Freies Netzwerk Kultur Wo ist eigentlich vorne? Denkt das Unmögliche!

Museum – das ist doch dieses Gemurmel in den heiligen weißen Hallen, das ist jemand, der „Pschscht!“ macht, Kunst, die stört oder müde macht, und dann doch berührt, wenn man mit einer Freundin leise darüber spricht.

 Künstlerin Birgit Pardun plädiert fürs Spinnen.

Künstlerin Birgit Pardun plädiert fürs Spinnen.

Foto: Fries, Stefan (fri)

Ich wurde neulich gefragt, ob ich eine Kolumne schreiben möchte. Ich, als eine aus der freien Künstler-Szene Wuppertals. Schreiben – darauf wäre ich selbst nicht gekommen. Es fängt schon damit an, dass ich (rein motorisch) nicht gut schreiben kann. Mit circa sechs Fingern treffe ich selten die richtigen Tasten und es entstehen immer wieder bizarre Wortgebilde, in denen Buchstaben vertauscht sind oder gar komplett fehlen. Interessant dabei ist, wie leicht es dennoch fällt, dieses Buchstaben-Allerlei zu entschlüsseln – mein Gehirn zumindest kann damit überraschend gut umgehen. Die Texterkennung meines Smartphones hingegen schlägt zum Beispiel nach zwei eingegebenen Buchstaben Wörter vor, die ich niemals benutzen würde, und konstruiert dann daraus auch noch völlig sinnfreie Sätze. KI, sag’ ich da nur. Die hat gar keine Ahnung, und die kennt mich auch gar nicht!

KI ist hoch angesagt, rasant auf dem Vormarsch, gerade in pandemischen Zeiten. Alles voll durchdigitalisiert. Streaming ist das neue Alles. Konzertbesuch, Museumsführung. Genau! Digitaler Rundgang, dass ich nicht lache, wie albern ich das finde, wenn ich mit der Maus durch ein virtuelles Museum rutsche. Brauchen wir einen simulierten Showroom und dazu irgendeinen coolen, aber nichtssagenden, jazzy Groove? Ich fühle mich veräppelt. Museum – das ist doch dieses Gemurmel in den heiligen weißen Hallen, das ist jemand, der „Pschscht!“ macht, Kunst, die stört oder müde macht, und dann doch berührt, wenn man mit einer Freundin leise darüber spricht. Alleine lange auf einer Kunstledercouch vor einem Bild hocken und dabei von dem Wärter beäugt werden. Das ist die Vernissage in einer hippen Galerie. Mit Weinglas im plapperigen Gedränge. Angesäuselt mit welchen reden, die mich beeindrucken oder erschrecken, die aber alle auch Bilder und Kunst lieben. Die Pausen im Theater oder in Konzerten. Ich mag sie nicht. Das Gewusel duftender Menschen, Schlange vor den Damentoiletten, verstohlene Blicke in die Spiegelwand, wegen der Frisur. Plaudern, bis endlich das Stück weitergeht. Ich würde ja lieber immer alles auf einmal hören und sehen, ich mag nicht unterbrochen werden, wenn eine Musik, eine Geschichte, eine Bewegung mich mitreißt – aber naja, die meisten mögen‘s und meine Blase schafft‘s eh nicht so lange.

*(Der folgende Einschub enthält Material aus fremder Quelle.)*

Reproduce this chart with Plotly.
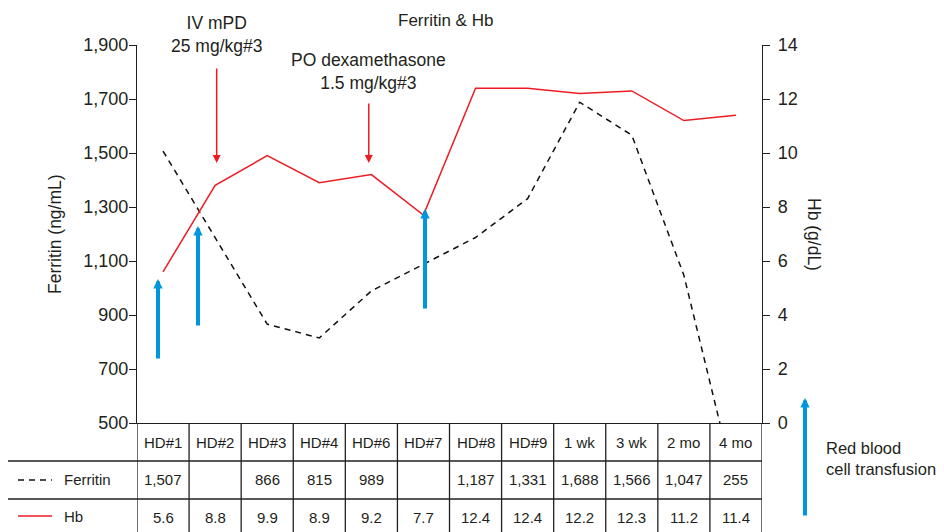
import plotly.graph_objects as go

categories = ["HD#1", "HD#2", "HD#3", "HD#4", "HD#6", "HD#7", "HD#8", "HD#9", "1 wk", "3 wk", "2 mo", "4 mo"]
ferritin = [1507, None, 866, 815, 989, None, 1187, 1331, 1688, 1566, 1047, 255]
hb = [5.6, 8.8, 9.9, 8.9, 9.2, 7.7, 12.4, 12.4, 12.2, 12.3, 11.2, 11.4]
ferritin_ticks = [500, 700, 900, 1100, 1300, 1500, 1700, 1900]
hb_ticks = [0, 2, 4, 6, 8, 10, 12, 14]

FONT = "Arial, Liberation Sans, Helvetica, sans-serif"
INK = "#231f20"
RED = "#ed1c24"
BLUE = "#0096db"

OFF = 8  # page body margin
PAGE_W, PAGE_H = 944, 532
W, H = PAGE_W - OFF, PAGE_H - OFF
# plot area in page pixels: x 137..762, y 45..423
PL, PR, PT, PB = 137, 762, 45, 423
L = PL - OFF
T = PT - OFF
R = W - (PR - OFF)
B = H - (PB - OFF)
PH = PB - PT
PW = PR - PL


def py(ypix):
    """page pixel y (from top) -> paper y"""
    return (PB - ypix) / PH


def px(xpix):
    """page pixel x -> paper x"""
    return (xpix - PL) / PW


fig = go.Figure()
fig.add_trace(go.Scatter(
    x=categories, y=ferritin, mode="lines", name="Ferritin",
    connectgaps=True, line=dict(color="#111111", width=1.5, dash="6px,5px"),
    yaxis="y", showlegend=False, hoverinfo="skip"))
fig.add_trace(go.Scatter(
    x=categories, y=hb, mode="lines", name="Hb",
    line=dict(color=RED, width=1.5), yaxis="y2", showlegend=False, hoverinfo="skip"))

shapes = []
ann = []
n = len(categories)
bottom = py(PAGE_H + 2)
# table vertical lines
for i in range(n + 1):
    shapes.append(dict(type="line", xref="x", yref="paper", x0=i - 0.5, x1=i - 0.5,
                       y0=0, y1=bottom, line=dict(color=INK, width=1.3)))
# horizontal lines
for yp in (461, 499):
    shapes.append(dict(type="line", xref="paper", yref="paper", x0=px(7), x1=1,
                       y0=py(yp), y1=py(yp), line=dict(color=INK, width=1.3)))
shapes.append(dict(type="line", xref="paper", yref="paper", x0=px(7), x1=px(7),
                   y0=py(461), y1=bottom, line=dict(color=INK, width=1.3)))
# legend glyphs
shapes.append(dict(type="line", xref="paper", yref="paper", x0=px(18), x1=px(52),
                   y0=py(480), y1=py(480), line=dict(color="#111111", width=1.5, dash="6px,5px")))
shapes.append(dict(type="line", xref="paper", yref="paper", x0=px(18), x1=px(52),
                   y0=py(516), y1=py(516), line=dict(color=RED, width=1.5)))

tfont = dict(family=FONT, size=15, color=INK)
for i, c in enumerate(categories):
    ann.append(dict(x=c, y=py(442), xref="x", yref="paper", text=c, showarrow=False,
                    font=tfont, yanchor="middle"))
    ann.append(dict(x=c, y=py(480), xref="x", yref="paper",
                    text=(f"{ferritin[i]:,}" if ferritin[i] is not None else ""),
                    showarrow=False, font=tfont, yanchor="middle"))
    ann.append(dict(x=c, y=py(517), xref="x", yref="paper", text=f"{hb[i]:.1f}",
                    showarrow=False, font=tfont, yanchor="middle"))
ann.append(dict(x=px(62), y=py(480), xref="paper", yref="paper", text="Ferritin",
                showarrow=False, font=tfont, xanchor="left", yanchor="middle"))
ann.append(dict(x=px(62), y=py(516), xref="paper", yref="paper", text="Hb",
                showarrow=False, font=tfont, xanchor="left", yanchor="middle"))

afont = dict(family=FONT, size=17.5, color=INK)
# axis titles
ann.append(dict(x=px(55), y=0.5, xref="paper", yref="paper", text="Ferritin (ng/mL)",
                textangle=-90, showarrow=False, font=afont, xanchor="center",
                yanchor="middle"))
ann.append(dict(x=px(814), y=0.5, xref="paper", yref="paper", text="Hb (g/dL)",
                textangle=90, showarrow=False, font=afont, xanchor="center",
                yanchor="middle"))
# treatment notes
ann.append(dict(x=1.03, y=py(35), xref="x", yref="paper", text="IV mPD<br>25 mg/kg#3",
                showarrow=False, font=afont, yanchor="middle"))
ann.append(dict(x=3.95, y=py(72), xref="x", yref="paper",
                text="PO dexamethasone<br>1.5 mg/kg#3", showarrow=False, font=afont,
                yanchor="middle"))
ann.append(dict(x=px(824), y=py(458), xref="paper", yref="paper",
                text="Red blood<br>cell transfusion", showarrow=False,
                font=dict(family=FONT, size=16.5, color=INK),
                xanchor="left", yanchor="middle", align="left"))

# red arrows (drug administration)
for xv, tip, tail in ((1.03, 163, 67), (3.95, 163, 102)):
    ann.append(dict(x=xv, y=py(tip), xref="x", yref="paper", text="", showarrow=True,
                    ax=0, ay=tail - tip, arrowhead=2, arrowsize=1.07, arrowwidth=1.5,
                    arrowcolor=RED, standoff=0, startstandoff=0))
# blue arrows (transfusion)
for xv, tip, tail in ((-0.097, 279, 360), (0.671, 226, 327), (5.03, 209, 310)):
    ann.append(dict(x=xv, y=py(tip), xref="x", yref="paper", text="", showarrow=True,
                    ax=0, ay=tail - tip, arrowhead=2, arrowsize=0.47, arrowwidth=4,
                    arrowcolor=BLUE, standoff=0, startstandoff=0))
ann.append(dict(x=px(805), y=py(398), xref="paper", yref="paper", text="", showarrow=True,
                ax=0, ay=517 - 398, arrowhead=2, arrowsize=0.47, arrowwidth=4,
                arrowcolor=BLUE, standoff=0, startstandoff=0))

fig.update_layout(
    width=W, height=H, autosize=False,
    margin=dict(l=L, r=R, t=T, b=B, pad=0),
    paper_bgcolor="white", plot_bgcolor="white",
    font=dict(family=FONT, color=INK),
    title=dict(text="Ferritin & Hb", x=px(398), xanchor="left", xref="paper",
               y=1 - (20 - OFF) / H, yanchor="middle", yref="container",
               font=dict(family=FONT, size=17, color=INK)),
    xaxis=dict(type="category", categoryorder="array", categoryarray=categories,
               range=[-0.5, n - 0.5], showticklabels=False, ticks="", showgrid=False,
               zeroline=False, showline=True, linecolor=INK, linewidth=1.3),
    yaxis=dict(range=[500, 1900], tickvals=ferritin_ticks, tickformat=",", ticks="outside",
               ticklen=7, tickwidth=1.3, tickcolor=INK, showgrid=False, zeroline=False,
               showline=True, linecolor=INK, linewidth=1.3, ticklabelstandoff=-3,
               tickfont=dict(family=FONT, size=18, color=INK)),
    yaxis2=dict(range=[0, 14], tickvals=hb_ticks, overlaying="y", side="right",
                ticks="outside", ticklen=7, tickwidth=1.3, tickcolor=INK, showgrid=False,
                zeroline=False, showline=True, linecolor=INK, linewidth=1.3,
                ticklabelstandoff=4,
                tickfont=dict(family=FONT, size=18, color=INK)),
    shapes=shapes, annotations=ann, showlegend=False,
)

fig.write_html("out.html")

Ich habe mich gut arrangiert, merke fast gar nicht mehr, dass mir irgendetwas fehlt. Oder will es nicht merken, damit es nicht weh tut. Ich vermute, alle vermissen Sektgespräche und Pausenplappereien, die Vorstellungen von Kunst und Theater – letztere machen mich satt und hungrig zugleich. Ich fühle mich immer „befüllt“ und beschenkt, selbst wenn ich etwas nicht mag oder verstehe, und bekomme sogleich unbändigen Appetit auf mehr und am allerliebsten will ich immer sofort selber machen. In meiner Fantasie mache ich dann Musik, male, spiele eine dramatische Rolle. Ich kann mehr als „Heidemarie“ sein! Naja ... spinnen eben.

Das halte ich übrigens für elementar wichtig, das Spinnen, das sollten wir uns viel mehr erlauben. Gerade jetzt. Wir müssen uns neu erfinden, wir müssen nach vorn. Vorne ist für alle vermutlich leider woanders, da müssen wir aufpassen, wenn wir so durcheinander stolpern, dass wir uns nicht zu sehr anrempeln bis tottreten. Aber wenn wir ein bisschen achtgeben, schaffen wir vielleicht ein paar Schritte. Dann wären wir zwar die ersten, die etwas gelernt hätten in der Menschheitsgeschichte, aber wer weiß… Die Hoffnung stirbt zuletzt.